Part three of Debates in the Digital Humanities is titled "Critiquing the Digital Humanities." I will admit to an immediate negative reaction to the word "critique," as I think is evidenced on this blog. It's just rhetorically played out for me, and I am rarely surprised by where critique takes me (spoiler alert: it takes you back to where it started). Still, I don't want to hold that against the contributors to this section of the book. I enjoyed Mark Sample's take on the limits of what DH can offer for contemporary literature (i.e. that which falls under copyright restrictions). While Mark is clearly invested in DH, I appreciated his argument that "we may be surrounded by the digital in our reading, writing, teaching, and scholarship, but we must not be circumscribed by it." Even more provocatively Liz Losh asks "what incentives to hacktivists have to join the ranks of the digital humanities and take part in their frequently arcane and soporific journals and conferences?" Losh points, as I have in the past, to game studies, media studies, and digital rhetoric scholars who feel ambivalent at best about the DH nomenclature.
The other contributions to this section each point in their own way to questions of access, representation, and participation in terms of race, gender, disability, and so on. I don't want to get into the specifics of their arguments (i.e. I'm not going to critique the critiques). I am sympathetic to those long term humanities computing scholars whose small, historically overlooked, area of specialization has exploded through its reinvention as DH. Of course this has more to do with the technological changes of the last decade (and perhaps something to do with the "crisis" in the humanities) than anything else. The result of this, which I find unique in the humanities, is the presumed expectation of DH's obligation to an audience/user-community beyond specialists. Is anyone asking why medieval studies is so white as Tara McPherson does of DH (btw, I don't know if medieval studies is particularly white in relation to other fields… or even if DH is for that matter). Does anyone ask modernists about accessibility or the usability of their scholarship for an audience beyond themselves? In rhetoric and composition there is some conversation about connecting our scholarly work to instructors in FYC classrooms, and maybe to students, but nothing on the scale of DH. That's not to say that we can't ask those questions, but I do think it suggests that DH is playing a different role in the humanities than other fields.

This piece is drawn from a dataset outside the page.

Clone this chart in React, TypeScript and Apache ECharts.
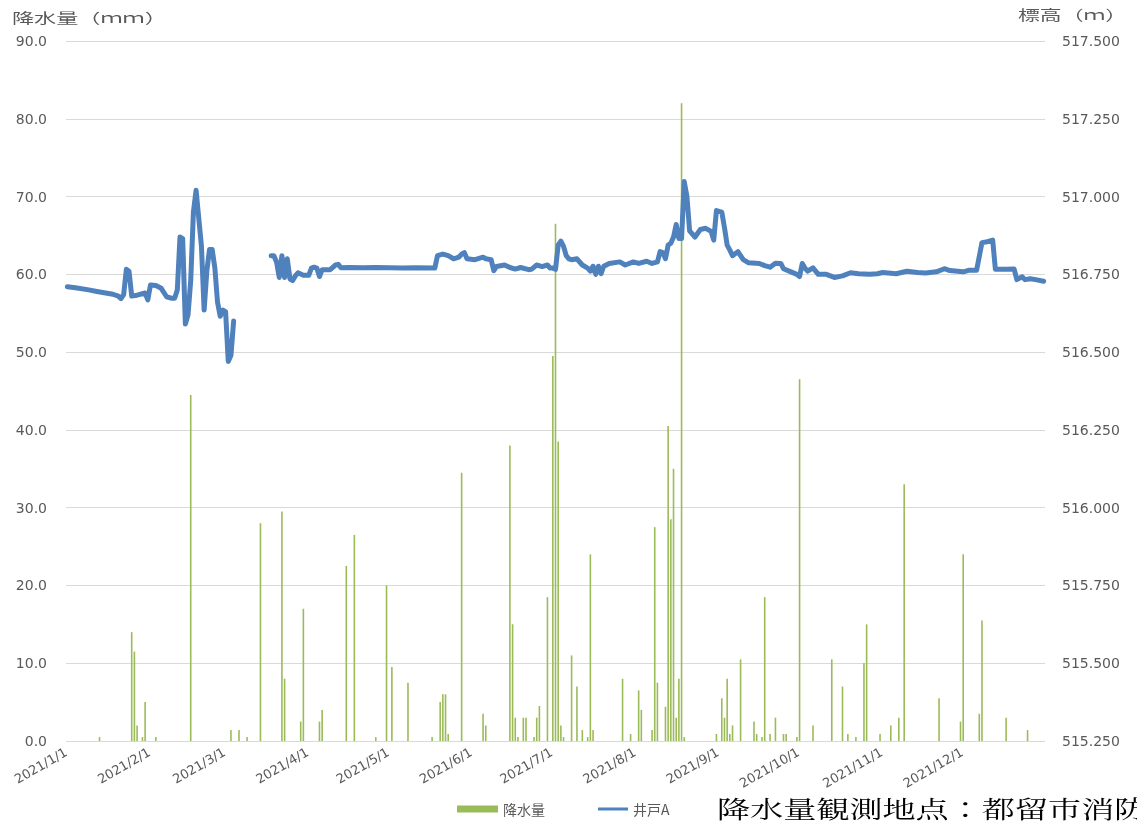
import React, { useEffect, useRef } from 'react';
import * as echarts from 'echarts';

// X axis: day index since 2021/1/1 (0-based); month tick labels
const monthLabels = ['2021/1/1', '2021/2/1', '2021/3/1', '2021/4/1', '2021/5/1', '2021/6/1', '2021/7/1', '2021/8/1', '2021/9/1', '2021/10/1', '2021/11/1', '2021/12/1'];
const monthStartIndex = [0, 31, 59, 90, 120, 151, 181, 212, 243, 273, 304, 334];

// Daily precipitation (mm) on rainy days
const rainDayIndex = [12, 24, 25, 26, 28, 29, 33, 46, 61, 64, 67, 72, 80, 81, 87, 88, 94, 95, 104, 107, 115, 119, 121, 127, 136, 139, 140, 141, 142, 147, 155, 156, 165, 166, 167, 168, 170, 171, 174, 175, 176, 179, 181, 182, 183, 184, 185, 188, 190, 192, 194, 195, 196, 207, 210, 213, 214, 218, 219, 220, 223, 224, 225, 226, 227, 228, 229, 230, 242, 244, 245, 246, 247, 248, 251, 256, 257, 259, 260, 262, 264, 267, 268, 272, 273, 278, 285, 289, 291, 294, 297, 298, 303, 307, 310, 312, 325, 333, 334, 340, 341, 350, 358];
const rainMm = [0.5, 14.0, 11.5, 2.0, 0.5, 5.0, 0.5, 44.5, 1.4, 1.4, 0.5, 28.0, 29.5, 8.0, 2.5, 17.0, 2.5, 4.0, 22.5, 26.5, 0.5, 20.0, 9.5, 7.5, 0.5, 5.0, 6.0, 6.0, 0.9, 34.5, 3.5, 2.0, 38.0, 15.0, 3.0, 0.5, 3.0, 3.0, 0.5, 3.0, 4.5, 18.5, 49.5, 66.5, 38.5, 2.0, 0.5, 11.0, 7.0, 1.4, 0.5, 24.0, 1.4, 8.0, 0.9, 6.5, 4.0, 1.4, 27.5, 7.5, 4.4, 40.5, 28.5, 35.0, 3.0, 8.0, 82.0, 0.5, 0.9, 5.5, 3.0, 8.0, 0.9, 2.0, 10.5, 2.5, 0.9, 0.5, 18.5, 0.9, 3.0, 0.9, 0.9, 0.5, 46.5, 2.0, 10.5, 7.0, 0.9, 0.5, 10.0, 15.0, 0.9, 2.0, 3.0, 33.0, 5.5, 2.5, 24.0, 3.5, 15.5, 3.0, 1.4];

// Well A groundwater elevation (m); null = missing record
const wellDayIndex = [0, 3, 8, 11, 17, 19, 20, 21, 22, 23, 24, 26, 29, 30, 31, 33, 35, 37, 39, 40, 41, 42, 43, 44, 45, 46, 47, 48, 49, 50, 51, 52, 53, 54, 55, 56, 57, 58, 59, 60, 61, 62, 70,
  76, 77, 78, 79, 80, 81, 82, 83, 84, 85, 86, 88, 90, 91, 92, 93, 94, 95, 98, 100, 101, 102, 105, 110, 115, 120, 125, 130, 137, 138, 140, 142, 144, 146, 147, 148, 149, 152, 155, 156, 158, 159, 160, 163, 165, 167, 169, 172,
  173, 175, 177, 179, 180, 181, 182, 183, 184, 185, 186, 187, 188, 190, 192, 194, 195, 196, 197, 198, 199, 200, 202, 206, 208, 211, 213, 216, 218, 220, 221, 222, 223, 224, 225, 226, 227, 228, 229, 230, 231, 232, 234, 236, 238, 240, 241, 242, 244, 245, 246, 247, 248, 250, 252,
  254, 258, 260, 262, 264, 266, 267, 270, 272, 273, 274, 275, 276, 278, 280, 283, 286, 289, 292, 295, 299, 302, 304, 309, 313, 317, 320, 324, 327, 329, 334, 336, 339, 341, 343, 345, 346, 350, 353, 354, 356, 357, 359, 361, 364];
const wellLevel = [516.71, 516.707, 516.70, 516.695, 516.686, 516.68, 516.672, 516.685, 516.766, 516.76, 516.68, 516.683, 516.69, 516.668, 516.716, 516.714, 516.705, 516.678, 516.673, 516.673, 516.70, 516.87, 516.865, 516.59, 516.62, 516.73, 516.95, 517.02, 516.93, 516.84, 516.635, 516.76, 516.83, 516.83, 516.77, 516.66, 516.615, 516.635, 516.63, 516.47, 516.49, 516.60, null,
  516.81, 516.81, 516.79, 516.74, 516.81, 516.74, 516.80, 516.735, 516.73, 516.745, 516.755, 516.747, 516.747, 516.77, 516.773, 516.77, 516.743, 516.765, 516.765, 516.78, 516.782, 516.771, 516.772, 516.771, 516.772, 516.771, 516.770, 516.771, 516.77, 516.81, 516.815, 516.81, 516.80, 516.805, 516.815, 516.82, 516.80, 516.797, 516.805, 516.80, 516.797, 516.762, 516.775, 516.78, 516.772, 516.767, 516.772, 516.765,
  516.766, 516.78, 516.775, 516.78, 516.77, 516.77, 516.766, 516.844, 516.857, 516.84, 516.81, 516.80, 516.797, 516.80, 516.78, 516.77, 516.76, 516.776, 516.75, 516.776, 516.752, 516.776, 516.785, 516.79, 516.78, 516.79, 516.785, 516.792, 516.785, 516.79, 516.823, 516.82, 516.80, 516.844, 516.85, 516.87, 516.91, 516.865, 516.865, 517.048, 517.0, 516.89, 516.87, 516.894, 516.898, 516.888, 516.86, 516.955, 516.95, 516.90, 516.844, 516.828, 516.81, 516.823, 516.797,
  516.787, 516.785, 516.778, 516.773, 516.786, 516.785, 516.768, 516.757, 516.75, 516.743, 516.785, 516.77, 516.76, 516.771, 516.75, 516.75, 516.74, 516.745, 516.755, 516.752, 516.75, 516.752, 516.756, 516.752, 516.76, 516.756, 516.754, 516.758, 516.768, 516.762, 516.758, 516.763, 516.763, 516.852, 516.855, 516.86, 516.766, 516.766, 516.767, 516.733, 516.742, 516.733, 516.736, 516.733, 516.728];

const GRAY = '#595959';
const BLUE = '#4F81BD';
const GREEN = '#9BBB59';
const NUM_FONT = "'DejaVu Sans', sans-serif";
const JP_FONT = "'Noto Sans CJK JP', sans-serif";

export default function App() {
  const ref = useRef<HTMLDivElement>(null);
  useEffect(() => {
    if (!ref.current) return;
    const chart = echarts.init(ref.current, null, { renderer: 'svg' });
    const option = {
      animation: false,
      textStyle: { fontFamily: JP_FONT },
      grid: { left: 66, right: 92, top: 41, bottom: 80, containLabel: false },
      xAxis: {
        type: 'value',
        min: 0,
        max: 365,
        axisLine: { show: false },
        axisTick: { show: false },
        splitLine: { show: false },
        axisLabel: {
          customValues: monthStartIndex,
          formatter: (v: number) => monthLabels[monthStartIndex.indexOf(Math.round(v))] ?? '',
          rotate: 30,
          color: GRAY,
          fontSize: 13,
          fontFamily: NUM_FONT,
          margin: 10,
        },
      },
      yAxis: [
        {
          type: 'value',
          min: 0,
          max: 90,
          interval: 10,
          axisLine: { show: false },
          axisTick: { show: false },
          splitLine: { show: true, lineStyle: { color: '#D9D9D9', width: 1 } },
          axisLabel: { formatter: (v: number) => v.toFixed(1), color: GRAY, fontSize: 14, fontFamily: NUM_FONT, margin: 19 },
        },
        {
          type: 'value',
          position: 'right',
          min: 515.25,
          max: 517.5,
          interval: 0.25,
          axisLine: { show: false },
          axisTick: { show: false },
          splitLine: { show: false },
          axisLabel: { formatter: (v: number) => v.toFixed(3), color: GRAY, fontSize: 14, fontFamily: NUM_FONT, margin: 17 },
        },
      ],
      legend: [
        {
          left: 452,
          top: 797,
          itemWidth: 41,
          itemHeight: 7,
          itemGap: 0,
          textStyle: { color: GRAY, fontSize: 14, fontFamily: JP_FONT },
          data: [{ name: '降水量', icon: 'rect' }],
        },
        {
          left: 593,
          top: 797,
          itemWidth: 30,
          itemHeight: 3,
          itemGap: 0,
          textStyle: { color: GRAY, fontSize: 14, fontFamily: JP_FONT },
          data: [{ name: '井戸A', icon: 'rect', itemStyle: { color: BLUE } }],
        },
      ],
      series: [
        {
          name: '降水量',
          type: 'bar',
          yAxisIndex: 0,
          barWidth: 1.6,
          itemStyle: { color: GREEN },
          data: rainDayIndex.map((d, i) => [d + 0.5, rainMm[i]]),
          z: 2,
        },
        {
          name: '井戸A',
          type: 'line',
          yAxisIndex: 1,
          symbol: 'none',
          showSymbol: false,
          connectNulls: false,
          lineStyle: { color: BLUE, width: 5, join: 'round', cap: 'round' },
          itemStyle: { color: BLUE },
          data: wellDayIndex.map((d, i) => [d + 0.5, wellLevel[i] === null ? '-' : wellLevel[i]]),
          z: 3,
        },
      ],
      graphic: [
        {
          type: 'text',
          x: 12,
          y: 10,
          scaleX: 1.58,
          style: { text: '降水量（ｍｍ）', fill: GRAY, fontSize: 14, fontFamily: JP_FONT, textVerticalAlign: 'top' },
        },
        {
          type: 'text',
          x: 1018,
          y: 7,
          scaleX: 1.56,
          style: { text: '標高（ｍ）', fill: GRAY, fontSize: 14, fontFamily: JP_FONT, textVerticalAlign: 'top' },
        },
        {
          type: 'text',
          x: 717,
          y: 796,
          scaleX: 1.38,
          style: { text: '降水量観測地点：都留市消防署', fill: '#000', fontSize: 24, fontFamily: "'Noto Serif CJK JP', serif", textVerticalAlign: 'top' },
        },
      ],
    };
    chart.setOption(option as any);
    return () => chart.dispose();
  }, []);
  return <div ref={ref} style={{ position: 'fixed', left: 0, top: 0, width: 1137, height: 821 }} />;
}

Actually, allow me to make a bolder claim. I think the issue lies with our conceptualization of DH if not the notion of specialization in the humanities. There's an odd double move here that generalizes what DH is (in these cases around code and tool building) and then critiques DH for those generalizations. Even if we keep a narrow definition of DHers as tool builders, I don't think there's much commonality as a field. I suppose all DH tool builders share a common interest in code. However, there are a lot of non-humanities folks who also have an interest in code. Why would we assume that the modernist tool builder and the Asian studies tool builder would share more interests with one another, in terms of coding or tool building, than they would with someone in a business school or social sciences or working for an edTech company or mobile gaming start-up? So I suppose my point is that while all humanities coders/tool builders will share some common interests, I don't know that it's a powerful enough methodological bond to form a disciplinary center.
And it was the theme of centrality that was most prevalent in my grad class discussion of these readings. As we might expect, the critique-al position is "always already" suspicious of the center; it is designed to speak for and from the margins, demanding recognition from the center, but never really wanting to occupy that space. On the other hand, several of the readings spoke for the need for greater centrality: designing for universal access and appealing to a wider range of users. Losh's discussion of academic hacktivism and Bogost's "turtleneck hairshirt" blog post (reprinted in the book) also articulate a reorientation of humanists. One is left wondering whether centrality and cultural relevance is something that the humanities really desires. Overall I would say that it isn't. Instead I think humanists wish to pursue their individual, specialized interests and speak to others who share those interests. Would they like to have more resources? Would they like to be valued for their work? Of course, but not at the cost of shifting their work. I think this is as probably true for DH as it is for any humanities field, though since DH is more dependent on grant money, it is probably under more pressure to respond to a wider audience.
Clearly I am of the mind that the humanists ought to reorient itself; not necessarily (and certainly not exclusively) toward the digital but the digital does offer us an opportunity to recognize that our legacy orientation is not an essential one. Speaking to the digital might also give us a chance to have more currency in the academy. I am not suggesting anything as radical as the decision to eject speech from English departments a century ago, but the decision then to focus on print literacy did lead to the central role of literary studies. No doubt, any move toward centrality will only foster more critique. However, perhaps one can measure one's success by the critique one fosters, and as a bonus for our field, one can also happily keep the unhappy critiquers in business.